Until such changes are made and proven effective, policymakers must seriously consider the potential discriminatory effects of monetary policy. While these effects are unintended, they are no less real, and further research is needed to help design policies that not only mitigate these effects but also, broadly speaking, deliver more effective results.

References

Andre, P, C Pizzinelli, C Roth and J Wohlfart (2022), “Subjective Models of the Macroeconomy: Evidence From Experts and Representative Samples”, Review of Economic Studies 89(6): 2958–2991. 

Blinder, A, M Ehrmann, J De Haan and D J Jansen (2022), “Central bank communication with the general public: Promise or false hope?”, Journal of Economic Literature (forthcoming).

Coibion, O, Y Gorodnichenko and M Weber (2022), “Monetary Policy Communications and Their Effects on Household Inflation Expectations”, Journal of Political Economy 130(6): 1537–1584.
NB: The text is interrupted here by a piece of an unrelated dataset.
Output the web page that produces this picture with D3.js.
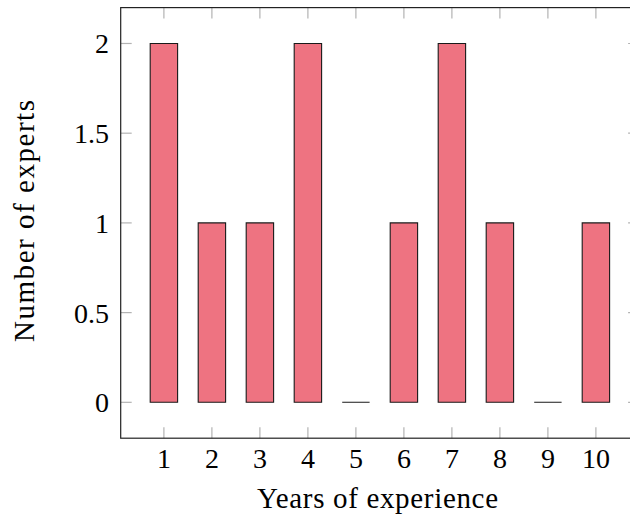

D’Acunto, F, D Hoang, M Paloviita and M Weber (2019), “Cognitive abilities and inflation expectations”, AEA Papers and Proceedings 109: 562–566.

D’Acunto, F, D Hoang, M Paloviita and M Weber (2022a), “IQ, Expectations and Choice”, Review of Economic Studies, forthcoming.

D’Acunto, F, D Hoang, M Paloviita and M Weber (2022b), “Human Frictions in the Transmission of Economic Policies”, Working paper.

D’Acunto, F, D Hoang, M Paloviita and M Weber (2022c), “Effective Policy Communication: Targets versus Instruments”, Working paper.

D’Acunto, F, D Hoang and M Weber (2022d), “Managing Household Expectations with Unconventional Policies”, Review of Financial Studies 35(4): 1597–1642.

Harrison, R, M Waldron and A Haberis (2017), “The forward guidance paradox”, VoxEU.org, 21 September.

Strasser, G, G Gaballo, P Hoffmann and M Ehrmann (2019), “Signalling a future path of interest rates: The international evidence on forward guidance”, VoxEU.org, 1 August.

Zabczyk, P and R Farmer (2016), “Why unconventional monetary policy works in theory”, VoxEU.org, 26 October.

Footnotes

  1. See e.g. Harrison et al. (2017) and Strasser et al. (2019) for discussions regarding other potential limitations of forward guidance policy.